Septembre 2017, cinq ans après, aucune avancée

Alors qu'au début de ce fait divers, près de 90 enquêteurs étaient mobilisés, cinq ans plus tard, ils ne sont plus que quelques uns détaille Véronique Denizot, la procureure d’Annecy, au micro de France Bleu Pays de Savoie. Si ces hommes sont bien en "veille permanente" sur cette affaire, "le seul constat que l’on doit faire -et il est un peu amer évidement au bout de cinq années- c’est que l’on n’avance pas" reconnait la procureure, pour qui "rien ne permet d'assurer" que cette affaire sera un jour élucidée.

La scène de crime de la tuerie de Chevaline.
La scène de crime de la tuerie de Chevaline. - IDE

Février 2021, des munitions et une nouvelle piste ?

En février 2021, le démantèlement d'une loge de franc-maçon relance l'enquête car on retrouve chez l'un de ses membres, les mêmes munitions que celles utilisées notamment dans la tuerie de chevaline. L'arme, un Luger P06 est une arme de fabrication suisse est d'un type suffisamment particulier pour que les enquêteurs s'y intéressent de près. sans aucun résultat.
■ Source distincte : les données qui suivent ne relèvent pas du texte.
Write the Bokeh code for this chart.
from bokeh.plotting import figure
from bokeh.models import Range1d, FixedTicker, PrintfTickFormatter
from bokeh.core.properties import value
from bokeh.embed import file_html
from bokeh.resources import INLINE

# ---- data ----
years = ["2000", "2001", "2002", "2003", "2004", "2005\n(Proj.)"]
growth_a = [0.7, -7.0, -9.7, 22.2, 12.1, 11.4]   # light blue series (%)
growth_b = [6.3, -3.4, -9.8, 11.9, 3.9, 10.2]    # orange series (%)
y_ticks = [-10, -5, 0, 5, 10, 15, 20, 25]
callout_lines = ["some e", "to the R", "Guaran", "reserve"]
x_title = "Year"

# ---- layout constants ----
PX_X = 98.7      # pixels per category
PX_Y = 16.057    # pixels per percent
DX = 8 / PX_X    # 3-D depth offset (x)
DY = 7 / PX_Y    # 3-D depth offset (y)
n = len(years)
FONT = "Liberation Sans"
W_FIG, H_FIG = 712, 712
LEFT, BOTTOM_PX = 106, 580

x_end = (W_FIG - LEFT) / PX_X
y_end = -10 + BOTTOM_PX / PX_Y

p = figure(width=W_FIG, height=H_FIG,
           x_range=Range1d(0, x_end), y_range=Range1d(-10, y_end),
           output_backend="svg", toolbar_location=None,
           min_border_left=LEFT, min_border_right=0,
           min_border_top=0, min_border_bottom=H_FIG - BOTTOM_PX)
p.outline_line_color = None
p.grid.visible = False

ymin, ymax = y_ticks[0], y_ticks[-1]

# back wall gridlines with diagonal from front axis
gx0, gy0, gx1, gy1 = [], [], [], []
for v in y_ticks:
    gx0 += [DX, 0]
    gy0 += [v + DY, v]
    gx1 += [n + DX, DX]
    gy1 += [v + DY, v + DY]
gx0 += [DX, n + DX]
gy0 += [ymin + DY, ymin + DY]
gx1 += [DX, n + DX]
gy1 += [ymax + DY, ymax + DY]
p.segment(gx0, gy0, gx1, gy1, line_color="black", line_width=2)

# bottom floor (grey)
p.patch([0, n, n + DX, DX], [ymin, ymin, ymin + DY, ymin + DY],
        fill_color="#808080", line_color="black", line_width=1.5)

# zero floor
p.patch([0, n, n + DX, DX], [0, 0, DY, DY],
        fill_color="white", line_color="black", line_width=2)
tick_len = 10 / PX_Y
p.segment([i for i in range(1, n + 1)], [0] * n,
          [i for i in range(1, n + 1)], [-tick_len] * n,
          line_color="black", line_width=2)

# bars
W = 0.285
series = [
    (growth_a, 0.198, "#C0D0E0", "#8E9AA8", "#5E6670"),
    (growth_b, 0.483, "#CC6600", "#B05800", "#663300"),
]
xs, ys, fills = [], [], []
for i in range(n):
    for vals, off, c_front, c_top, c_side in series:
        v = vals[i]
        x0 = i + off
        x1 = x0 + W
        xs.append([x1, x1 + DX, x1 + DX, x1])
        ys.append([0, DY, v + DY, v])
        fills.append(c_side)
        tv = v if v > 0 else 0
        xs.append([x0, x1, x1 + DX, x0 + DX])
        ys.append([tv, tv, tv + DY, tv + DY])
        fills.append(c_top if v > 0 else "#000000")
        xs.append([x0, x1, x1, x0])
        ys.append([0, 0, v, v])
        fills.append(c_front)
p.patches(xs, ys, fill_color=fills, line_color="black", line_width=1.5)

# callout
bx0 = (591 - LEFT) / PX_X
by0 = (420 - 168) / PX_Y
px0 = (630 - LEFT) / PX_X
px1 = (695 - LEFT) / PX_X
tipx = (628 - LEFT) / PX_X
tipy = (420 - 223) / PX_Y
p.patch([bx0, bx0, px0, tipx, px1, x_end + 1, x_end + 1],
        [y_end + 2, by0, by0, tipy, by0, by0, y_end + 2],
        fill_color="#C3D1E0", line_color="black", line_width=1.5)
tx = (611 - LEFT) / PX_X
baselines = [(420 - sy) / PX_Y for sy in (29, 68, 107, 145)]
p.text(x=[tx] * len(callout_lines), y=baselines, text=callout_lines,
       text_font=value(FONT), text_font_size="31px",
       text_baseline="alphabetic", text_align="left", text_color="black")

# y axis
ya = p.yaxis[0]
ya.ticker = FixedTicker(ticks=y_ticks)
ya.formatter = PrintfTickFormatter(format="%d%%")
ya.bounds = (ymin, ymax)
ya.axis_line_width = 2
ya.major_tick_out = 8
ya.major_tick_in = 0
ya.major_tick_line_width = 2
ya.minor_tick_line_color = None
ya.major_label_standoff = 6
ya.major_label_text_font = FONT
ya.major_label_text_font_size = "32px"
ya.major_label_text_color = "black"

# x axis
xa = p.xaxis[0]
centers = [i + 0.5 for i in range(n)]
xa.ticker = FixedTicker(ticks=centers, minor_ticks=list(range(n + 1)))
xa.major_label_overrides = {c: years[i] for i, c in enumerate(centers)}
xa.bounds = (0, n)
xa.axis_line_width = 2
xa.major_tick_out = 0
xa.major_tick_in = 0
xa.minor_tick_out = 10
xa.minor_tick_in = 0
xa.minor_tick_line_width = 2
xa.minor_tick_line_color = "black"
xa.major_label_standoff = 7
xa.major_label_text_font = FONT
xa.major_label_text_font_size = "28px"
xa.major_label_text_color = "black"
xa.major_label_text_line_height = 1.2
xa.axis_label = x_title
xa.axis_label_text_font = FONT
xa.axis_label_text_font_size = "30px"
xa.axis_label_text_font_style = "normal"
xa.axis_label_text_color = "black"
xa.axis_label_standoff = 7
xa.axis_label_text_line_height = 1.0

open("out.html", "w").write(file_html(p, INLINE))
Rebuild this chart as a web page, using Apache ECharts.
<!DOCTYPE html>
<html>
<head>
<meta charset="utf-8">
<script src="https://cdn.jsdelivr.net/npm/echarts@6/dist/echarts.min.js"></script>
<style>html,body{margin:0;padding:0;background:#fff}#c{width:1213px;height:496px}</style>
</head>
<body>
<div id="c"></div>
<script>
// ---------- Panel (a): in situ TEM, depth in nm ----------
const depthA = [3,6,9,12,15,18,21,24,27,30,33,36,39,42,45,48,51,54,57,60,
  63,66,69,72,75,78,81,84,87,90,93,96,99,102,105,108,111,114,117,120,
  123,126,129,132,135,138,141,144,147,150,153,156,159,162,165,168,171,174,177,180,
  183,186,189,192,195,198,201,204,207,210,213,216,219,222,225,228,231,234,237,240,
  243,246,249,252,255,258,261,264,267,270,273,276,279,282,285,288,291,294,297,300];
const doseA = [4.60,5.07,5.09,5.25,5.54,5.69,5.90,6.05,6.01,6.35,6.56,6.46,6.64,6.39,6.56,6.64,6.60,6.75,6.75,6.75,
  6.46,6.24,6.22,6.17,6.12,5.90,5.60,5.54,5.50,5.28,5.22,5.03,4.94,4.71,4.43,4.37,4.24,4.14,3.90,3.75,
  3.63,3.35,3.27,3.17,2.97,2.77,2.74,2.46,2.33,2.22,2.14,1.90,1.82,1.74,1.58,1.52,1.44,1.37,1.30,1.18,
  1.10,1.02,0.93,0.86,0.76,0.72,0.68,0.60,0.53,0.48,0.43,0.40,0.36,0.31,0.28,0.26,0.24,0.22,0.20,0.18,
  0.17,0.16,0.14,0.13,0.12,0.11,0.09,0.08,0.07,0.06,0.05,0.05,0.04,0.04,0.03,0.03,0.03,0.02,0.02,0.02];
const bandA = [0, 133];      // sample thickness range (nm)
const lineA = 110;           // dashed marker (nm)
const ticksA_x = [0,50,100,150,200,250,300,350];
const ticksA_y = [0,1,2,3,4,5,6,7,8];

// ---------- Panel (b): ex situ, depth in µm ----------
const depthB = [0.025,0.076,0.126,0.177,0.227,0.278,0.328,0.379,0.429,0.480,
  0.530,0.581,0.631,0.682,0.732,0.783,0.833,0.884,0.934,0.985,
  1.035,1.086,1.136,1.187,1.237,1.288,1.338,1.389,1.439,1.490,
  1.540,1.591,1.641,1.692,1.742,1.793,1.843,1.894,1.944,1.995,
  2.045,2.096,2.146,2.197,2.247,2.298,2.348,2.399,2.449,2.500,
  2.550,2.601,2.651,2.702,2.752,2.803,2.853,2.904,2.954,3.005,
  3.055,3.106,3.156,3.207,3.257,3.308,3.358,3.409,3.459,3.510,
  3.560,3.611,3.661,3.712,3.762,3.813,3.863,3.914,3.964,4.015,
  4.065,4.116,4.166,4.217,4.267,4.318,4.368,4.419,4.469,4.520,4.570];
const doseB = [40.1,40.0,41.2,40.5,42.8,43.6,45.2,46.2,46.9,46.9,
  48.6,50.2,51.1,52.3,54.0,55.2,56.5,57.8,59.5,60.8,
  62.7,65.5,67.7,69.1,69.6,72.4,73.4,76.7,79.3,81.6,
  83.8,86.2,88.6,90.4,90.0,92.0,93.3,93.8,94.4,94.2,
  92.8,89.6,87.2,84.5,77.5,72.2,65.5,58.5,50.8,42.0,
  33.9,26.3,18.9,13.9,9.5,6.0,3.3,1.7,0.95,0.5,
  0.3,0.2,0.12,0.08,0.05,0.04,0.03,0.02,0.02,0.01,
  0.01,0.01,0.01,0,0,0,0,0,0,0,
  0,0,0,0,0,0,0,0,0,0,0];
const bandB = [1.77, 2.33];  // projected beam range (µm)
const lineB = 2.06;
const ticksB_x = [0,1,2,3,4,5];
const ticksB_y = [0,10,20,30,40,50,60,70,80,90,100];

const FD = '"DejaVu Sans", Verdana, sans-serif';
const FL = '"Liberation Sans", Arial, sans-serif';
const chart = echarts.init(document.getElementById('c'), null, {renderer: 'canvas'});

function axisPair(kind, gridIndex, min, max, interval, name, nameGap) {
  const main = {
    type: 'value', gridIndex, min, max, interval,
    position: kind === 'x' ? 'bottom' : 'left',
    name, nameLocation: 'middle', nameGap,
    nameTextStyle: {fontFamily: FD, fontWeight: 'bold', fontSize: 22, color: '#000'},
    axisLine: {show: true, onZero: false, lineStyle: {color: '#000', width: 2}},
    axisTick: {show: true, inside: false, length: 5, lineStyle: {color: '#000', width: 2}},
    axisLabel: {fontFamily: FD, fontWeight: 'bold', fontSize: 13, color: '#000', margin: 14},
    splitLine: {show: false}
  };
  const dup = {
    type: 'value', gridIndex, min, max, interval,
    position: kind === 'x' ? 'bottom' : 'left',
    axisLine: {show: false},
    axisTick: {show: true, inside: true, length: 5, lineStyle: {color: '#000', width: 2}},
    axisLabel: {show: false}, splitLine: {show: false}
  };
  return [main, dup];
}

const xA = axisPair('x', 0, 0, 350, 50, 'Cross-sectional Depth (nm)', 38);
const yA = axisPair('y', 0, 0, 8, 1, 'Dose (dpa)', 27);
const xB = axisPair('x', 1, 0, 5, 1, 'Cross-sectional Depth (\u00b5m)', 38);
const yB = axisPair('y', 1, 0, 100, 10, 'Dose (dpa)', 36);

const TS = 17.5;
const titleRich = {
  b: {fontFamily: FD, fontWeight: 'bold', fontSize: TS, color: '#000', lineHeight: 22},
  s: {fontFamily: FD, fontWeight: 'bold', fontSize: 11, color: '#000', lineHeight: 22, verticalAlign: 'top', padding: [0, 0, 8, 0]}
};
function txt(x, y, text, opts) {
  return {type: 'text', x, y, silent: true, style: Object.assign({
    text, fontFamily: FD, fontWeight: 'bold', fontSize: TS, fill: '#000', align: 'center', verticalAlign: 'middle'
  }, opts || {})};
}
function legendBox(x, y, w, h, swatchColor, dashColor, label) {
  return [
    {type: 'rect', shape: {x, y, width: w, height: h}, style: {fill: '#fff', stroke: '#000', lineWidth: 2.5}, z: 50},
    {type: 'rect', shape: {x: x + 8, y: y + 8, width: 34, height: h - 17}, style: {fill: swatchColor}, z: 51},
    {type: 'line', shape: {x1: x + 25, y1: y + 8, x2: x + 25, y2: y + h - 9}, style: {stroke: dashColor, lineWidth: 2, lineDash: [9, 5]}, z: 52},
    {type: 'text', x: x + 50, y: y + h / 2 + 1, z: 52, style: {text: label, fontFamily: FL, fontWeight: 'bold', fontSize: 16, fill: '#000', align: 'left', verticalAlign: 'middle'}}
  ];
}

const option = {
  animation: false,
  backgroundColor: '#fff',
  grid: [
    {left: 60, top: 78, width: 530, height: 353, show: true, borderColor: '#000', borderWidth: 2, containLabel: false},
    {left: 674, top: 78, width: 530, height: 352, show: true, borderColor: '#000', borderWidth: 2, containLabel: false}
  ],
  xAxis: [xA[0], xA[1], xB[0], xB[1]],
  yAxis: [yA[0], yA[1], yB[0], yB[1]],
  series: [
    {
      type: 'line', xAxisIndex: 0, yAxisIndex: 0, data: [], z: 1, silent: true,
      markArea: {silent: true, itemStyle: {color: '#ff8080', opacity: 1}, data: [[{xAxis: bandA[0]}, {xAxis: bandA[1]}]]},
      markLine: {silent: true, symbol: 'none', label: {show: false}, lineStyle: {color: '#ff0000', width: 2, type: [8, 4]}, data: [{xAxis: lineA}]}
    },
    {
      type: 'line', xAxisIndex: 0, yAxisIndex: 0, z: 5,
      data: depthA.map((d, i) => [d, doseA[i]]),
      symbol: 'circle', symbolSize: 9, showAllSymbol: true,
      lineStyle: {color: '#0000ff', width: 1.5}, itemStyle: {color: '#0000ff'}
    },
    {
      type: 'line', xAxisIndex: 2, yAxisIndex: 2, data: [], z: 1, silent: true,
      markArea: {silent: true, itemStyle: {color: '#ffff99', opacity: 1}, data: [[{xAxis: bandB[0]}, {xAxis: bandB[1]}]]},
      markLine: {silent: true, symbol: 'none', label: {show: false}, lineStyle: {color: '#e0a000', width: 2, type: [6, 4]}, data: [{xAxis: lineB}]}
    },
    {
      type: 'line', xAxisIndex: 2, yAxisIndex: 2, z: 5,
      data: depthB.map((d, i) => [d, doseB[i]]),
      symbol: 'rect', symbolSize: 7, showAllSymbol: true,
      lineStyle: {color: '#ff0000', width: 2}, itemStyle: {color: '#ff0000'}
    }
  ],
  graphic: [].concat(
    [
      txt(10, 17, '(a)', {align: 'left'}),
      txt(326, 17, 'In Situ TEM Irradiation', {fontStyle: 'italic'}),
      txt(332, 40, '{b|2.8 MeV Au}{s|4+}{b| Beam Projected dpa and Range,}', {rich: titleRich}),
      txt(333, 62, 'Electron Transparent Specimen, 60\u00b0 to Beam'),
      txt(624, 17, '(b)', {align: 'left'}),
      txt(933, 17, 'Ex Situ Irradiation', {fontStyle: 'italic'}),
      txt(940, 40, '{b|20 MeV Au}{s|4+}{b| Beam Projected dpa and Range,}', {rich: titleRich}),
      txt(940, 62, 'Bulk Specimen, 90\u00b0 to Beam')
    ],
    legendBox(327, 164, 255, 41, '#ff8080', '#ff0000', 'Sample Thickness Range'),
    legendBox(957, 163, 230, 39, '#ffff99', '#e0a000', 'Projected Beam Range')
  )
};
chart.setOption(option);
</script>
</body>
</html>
Janvier 2022, le motard de nouveau entendu

Placé en garde à vue, le motard déjà entendu sept ans auparavant en qualité de témoin, est de nouveau mis hors de cause et libéré. "Les explications données et les vérifications opérées ont permis d'écarter son éventuelle participation aux faits. Les investigations continuent pour identifier le ou les auteurs du crime", précise la procureure.

Juillet 2022, le pôle cold-case

L'enquête sur le quadruple meurtre, non-élucidé, pourrait être reprise par le nouveau pôle de "Cold case" de Nanterre, qui dispose de plus de moyens. C'est le parquet d'Annecy qui a requis le dessaisissement du juge local, en vue de sa transmission à ce nouveau pôle judiciaire de Nanterre consacré "aux crimes en série et non élucidés". La décision n'est pas encore tombée et est attendue pour cette rentrée scolaire 2022.